What needs to be done >>
From the very first line of the data to the line containing "1678, 1678, 1726, 1732, 1732, 1719, 1732, 1732]", retype everything exactly, leaving the pictures behind.
___ Data segment
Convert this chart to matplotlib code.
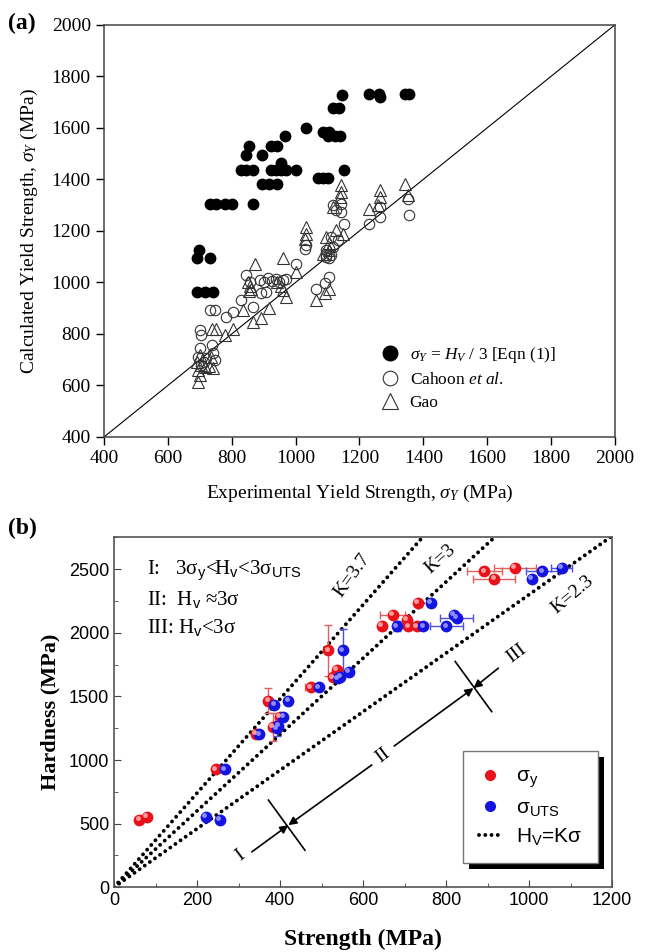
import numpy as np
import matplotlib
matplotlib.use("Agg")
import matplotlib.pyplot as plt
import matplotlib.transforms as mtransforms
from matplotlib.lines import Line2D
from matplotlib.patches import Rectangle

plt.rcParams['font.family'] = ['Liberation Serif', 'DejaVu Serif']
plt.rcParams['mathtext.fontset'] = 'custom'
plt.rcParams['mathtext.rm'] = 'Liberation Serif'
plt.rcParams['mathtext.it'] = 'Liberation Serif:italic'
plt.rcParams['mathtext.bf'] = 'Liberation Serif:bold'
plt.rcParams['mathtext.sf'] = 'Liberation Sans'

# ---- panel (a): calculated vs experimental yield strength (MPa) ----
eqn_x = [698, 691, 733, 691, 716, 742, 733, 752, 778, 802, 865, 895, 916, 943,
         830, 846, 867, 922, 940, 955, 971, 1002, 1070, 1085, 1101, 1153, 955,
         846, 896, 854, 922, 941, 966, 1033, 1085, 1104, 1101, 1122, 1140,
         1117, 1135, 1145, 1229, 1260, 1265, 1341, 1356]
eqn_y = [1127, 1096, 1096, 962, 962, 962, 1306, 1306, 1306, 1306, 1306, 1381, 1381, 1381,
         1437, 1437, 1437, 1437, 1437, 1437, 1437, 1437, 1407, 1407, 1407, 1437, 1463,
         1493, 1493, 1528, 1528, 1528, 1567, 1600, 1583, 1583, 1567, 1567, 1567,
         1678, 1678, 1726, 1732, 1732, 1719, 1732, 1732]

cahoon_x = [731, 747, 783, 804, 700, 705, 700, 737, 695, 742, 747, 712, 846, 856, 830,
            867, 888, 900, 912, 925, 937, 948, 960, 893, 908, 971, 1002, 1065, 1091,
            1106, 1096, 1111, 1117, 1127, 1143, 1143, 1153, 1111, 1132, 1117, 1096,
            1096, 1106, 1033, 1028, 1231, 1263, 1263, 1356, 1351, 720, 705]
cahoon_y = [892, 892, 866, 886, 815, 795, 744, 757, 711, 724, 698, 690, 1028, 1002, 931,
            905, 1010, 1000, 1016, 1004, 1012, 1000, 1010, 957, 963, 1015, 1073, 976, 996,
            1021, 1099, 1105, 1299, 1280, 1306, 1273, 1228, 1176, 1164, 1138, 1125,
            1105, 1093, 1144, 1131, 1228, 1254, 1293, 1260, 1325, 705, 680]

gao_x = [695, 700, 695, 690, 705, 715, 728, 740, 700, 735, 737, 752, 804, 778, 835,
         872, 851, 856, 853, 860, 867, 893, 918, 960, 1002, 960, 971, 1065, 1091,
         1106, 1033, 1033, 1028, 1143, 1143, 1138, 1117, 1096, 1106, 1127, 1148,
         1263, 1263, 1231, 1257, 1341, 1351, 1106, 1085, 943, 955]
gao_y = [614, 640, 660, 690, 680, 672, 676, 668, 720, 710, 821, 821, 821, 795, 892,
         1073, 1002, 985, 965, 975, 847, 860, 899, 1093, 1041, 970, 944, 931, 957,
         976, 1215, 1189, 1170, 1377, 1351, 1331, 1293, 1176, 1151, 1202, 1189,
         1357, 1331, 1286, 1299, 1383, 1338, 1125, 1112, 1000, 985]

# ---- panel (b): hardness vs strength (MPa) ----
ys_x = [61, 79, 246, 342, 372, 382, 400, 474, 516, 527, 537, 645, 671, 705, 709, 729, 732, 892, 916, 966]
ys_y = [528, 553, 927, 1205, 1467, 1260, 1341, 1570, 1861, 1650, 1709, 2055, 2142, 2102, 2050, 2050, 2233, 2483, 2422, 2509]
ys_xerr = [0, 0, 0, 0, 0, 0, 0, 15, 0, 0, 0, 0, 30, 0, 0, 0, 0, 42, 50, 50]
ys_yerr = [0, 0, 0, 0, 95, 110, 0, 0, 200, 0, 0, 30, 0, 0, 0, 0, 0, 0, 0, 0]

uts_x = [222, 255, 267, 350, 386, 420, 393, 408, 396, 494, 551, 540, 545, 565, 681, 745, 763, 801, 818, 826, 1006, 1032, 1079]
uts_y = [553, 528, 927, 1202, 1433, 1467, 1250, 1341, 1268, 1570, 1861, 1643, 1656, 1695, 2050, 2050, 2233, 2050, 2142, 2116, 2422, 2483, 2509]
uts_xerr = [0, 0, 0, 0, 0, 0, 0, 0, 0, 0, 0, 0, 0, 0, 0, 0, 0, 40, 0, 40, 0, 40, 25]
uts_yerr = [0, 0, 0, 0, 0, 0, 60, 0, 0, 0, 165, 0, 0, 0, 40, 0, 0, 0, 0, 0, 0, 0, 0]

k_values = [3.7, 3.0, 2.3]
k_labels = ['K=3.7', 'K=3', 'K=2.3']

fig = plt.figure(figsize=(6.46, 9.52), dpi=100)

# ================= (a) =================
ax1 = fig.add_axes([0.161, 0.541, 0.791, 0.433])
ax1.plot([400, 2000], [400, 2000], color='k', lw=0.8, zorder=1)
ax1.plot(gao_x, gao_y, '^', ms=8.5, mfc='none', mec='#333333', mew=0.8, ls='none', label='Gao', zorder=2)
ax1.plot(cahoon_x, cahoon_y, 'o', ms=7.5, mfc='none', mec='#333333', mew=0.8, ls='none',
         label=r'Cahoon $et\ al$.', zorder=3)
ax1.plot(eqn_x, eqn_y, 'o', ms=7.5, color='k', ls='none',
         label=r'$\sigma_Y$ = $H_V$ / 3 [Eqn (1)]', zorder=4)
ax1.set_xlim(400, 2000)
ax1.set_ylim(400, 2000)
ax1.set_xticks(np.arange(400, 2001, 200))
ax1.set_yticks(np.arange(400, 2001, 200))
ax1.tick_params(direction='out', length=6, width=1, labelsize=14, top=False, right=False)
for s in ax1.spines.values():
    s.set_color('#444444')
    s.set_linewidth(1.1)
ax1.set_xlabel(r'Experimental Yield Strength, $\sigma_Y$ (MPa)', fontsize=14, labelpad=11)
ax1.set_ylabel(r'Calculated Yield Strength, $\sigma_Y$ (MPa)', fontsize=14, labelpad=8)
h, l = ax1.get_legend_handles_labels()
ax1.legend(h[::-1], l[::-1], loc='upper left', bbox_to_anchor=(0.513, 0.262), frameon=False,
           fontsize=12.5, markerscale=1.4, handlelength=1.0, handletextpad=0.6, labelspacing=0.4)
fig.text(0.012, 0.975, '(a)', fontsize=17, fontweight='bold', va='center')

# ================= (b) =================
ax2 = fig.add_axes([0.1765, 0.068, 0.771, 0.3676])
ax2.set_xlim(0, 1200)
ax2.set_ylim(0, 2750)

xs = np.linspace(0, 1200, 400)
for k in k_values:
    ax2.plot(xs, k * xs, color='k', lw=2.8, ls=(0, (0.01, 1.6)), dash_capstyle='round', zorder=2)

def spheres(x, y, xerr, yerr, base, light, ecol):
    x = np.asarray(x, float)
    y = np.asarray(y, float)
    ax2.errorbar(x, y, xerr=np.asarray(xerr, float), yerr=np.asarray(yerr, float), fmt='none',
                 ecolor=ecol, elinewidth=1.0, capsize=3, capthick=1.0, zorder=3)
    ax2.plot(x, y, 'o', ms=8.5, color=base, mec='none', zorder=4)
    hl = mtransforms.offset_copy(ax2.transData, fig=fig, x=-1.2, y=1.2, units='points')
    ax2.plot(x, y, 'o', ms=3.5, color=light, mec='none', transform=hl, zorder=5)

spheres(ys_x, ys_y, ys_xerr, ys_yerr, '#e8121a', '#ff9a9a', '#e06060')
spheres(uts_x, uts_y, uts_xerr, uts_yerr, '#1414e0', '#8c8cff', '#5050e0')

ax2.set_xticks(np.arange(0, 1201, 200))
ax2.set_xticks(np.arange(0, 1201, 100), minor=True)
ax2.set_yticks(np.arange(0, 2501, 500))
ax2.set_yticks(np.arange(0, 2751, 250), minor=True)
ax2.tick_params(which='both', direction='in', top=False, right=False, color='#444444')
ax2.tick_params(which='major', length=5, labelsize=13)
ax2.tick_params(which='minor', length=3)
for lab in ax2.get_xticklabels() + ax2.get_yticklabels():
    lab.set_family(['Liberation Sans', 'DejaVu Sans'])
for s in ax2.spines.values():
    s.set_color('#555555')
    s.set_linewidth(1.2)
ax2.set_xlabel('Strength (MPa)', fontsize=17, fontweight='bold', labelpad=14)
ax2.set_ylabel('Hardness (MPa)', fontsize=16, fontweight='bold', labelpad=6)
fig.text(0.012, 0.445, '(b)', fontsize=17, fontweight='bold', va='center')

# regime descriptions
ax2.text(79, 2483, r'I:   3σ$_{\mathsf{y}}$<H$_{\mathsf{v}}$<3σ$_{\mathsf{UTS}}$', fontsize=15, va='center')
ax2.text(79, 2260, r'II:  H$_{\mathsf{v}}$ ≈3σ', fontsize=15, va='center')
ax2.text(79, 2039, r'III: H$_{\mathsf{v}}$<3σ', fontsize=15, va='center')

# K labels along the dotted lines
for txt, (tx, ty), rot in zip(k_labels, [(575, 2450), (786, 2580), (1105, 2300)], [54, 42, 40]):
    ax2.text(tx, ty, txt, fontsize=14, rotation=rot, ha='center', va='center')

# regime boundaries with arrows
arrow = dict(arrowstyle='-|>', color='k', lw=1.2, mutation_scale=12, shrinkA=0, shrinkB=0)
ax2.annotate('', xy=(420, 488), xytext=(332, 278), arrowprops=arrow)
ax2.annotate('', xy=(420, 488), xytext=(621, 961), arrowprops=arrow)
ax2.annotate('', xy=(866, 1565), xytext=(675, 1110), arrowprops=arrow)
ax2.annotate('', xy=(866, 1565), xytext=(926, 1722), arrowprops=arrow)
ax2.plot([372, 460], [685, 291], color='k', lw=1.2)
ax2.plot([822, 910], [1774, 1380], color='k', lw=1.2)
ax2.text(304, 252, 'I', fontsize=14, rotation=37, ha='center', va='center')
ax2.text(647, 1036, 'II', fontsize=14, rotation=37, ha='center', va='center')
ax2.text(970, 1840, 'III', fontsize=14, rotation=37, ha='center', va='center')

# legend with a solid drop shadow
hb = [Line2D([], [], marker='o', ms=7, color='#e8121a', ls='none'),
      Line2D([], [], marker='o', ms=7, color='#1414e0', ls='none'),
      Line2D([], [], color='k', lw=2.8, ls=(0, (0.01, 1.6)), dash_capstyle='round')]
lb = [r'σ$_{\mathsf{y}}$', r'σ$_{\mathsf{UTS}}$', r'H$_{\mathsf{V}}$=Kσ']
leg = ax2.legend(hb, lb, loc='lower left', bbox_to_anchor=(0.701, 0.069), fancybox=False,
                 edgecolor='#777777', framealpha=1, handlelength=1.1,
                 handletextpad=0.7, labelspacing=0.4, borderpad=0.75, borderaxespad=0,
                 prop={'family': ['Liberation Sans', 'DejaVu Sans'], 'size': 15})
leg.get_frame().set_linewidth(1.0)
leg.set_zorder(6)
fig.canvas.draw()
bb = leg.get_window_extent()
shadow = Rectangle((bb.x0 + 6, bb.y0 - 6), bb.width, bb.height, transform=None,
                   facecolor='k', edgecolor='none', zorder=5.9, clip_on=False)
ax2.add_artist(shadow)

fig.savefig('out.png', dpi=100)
______
Response below >>
Convert this chart to matplotlib code.
import numpy as np
import matplotlib
matplotlib.use("Agg")
import matplotlib.pyplot as plt
import matplotlib.transforms as mtransforms
from matplotlib.lines import Line2D
from matplotlib.patches import Rectangle

plt.rcParams['font.family'] = ['Liberation Serif', 'DejaVu Serif']
plt.rcParams['mathtext.fontset'] = 'custom'
plt.rcParams['mathtext.rm'] = 'Liberation Serif'
plt.rcParams['mathtext.it'] = 'Liberation Serif:italic'
plt.rcParams['mathtext.bf'] = 'Liberation Serif:bold'
plt.rcParams['mathtext.sf'] = 'Liberation Sans'

# ---- panel (a): calculated vs experimental yield strength (MPa) ----
eqn_x = [698, 691, 733, 691, 716, 742, 733, 752, 778, 802, 865, 895, 916, 943,
         830, 846, 867, 922, 940, 955, 971, 1002, 1070, 1085, 1101, 1153, 955,
         846, 896, 854, 922, 941, 966, 1033, 1085, 1104, 1101, 1122, 1140,
         1117, 1135, 1145, 1229, 1260, 1265, 1341, 1356]
eqn_y = [1127, 1096, 1096, 962, 962, 962, 1306, 1306, 1306, 1306, 1306, 1381, 1381, 1381,
         1437, 1437, 1437, 1437, 1437, 1437, 1437, 1437, 1407, 1407, 1407, 1437, 1463,
         1493, 1493, 1528, 1528, 1528, 1567, 1600, 1583, 1583, 1567, 1567, 1567,
         1678, 1678, 1726, 1732, 1732, 1719, 1732, 1732]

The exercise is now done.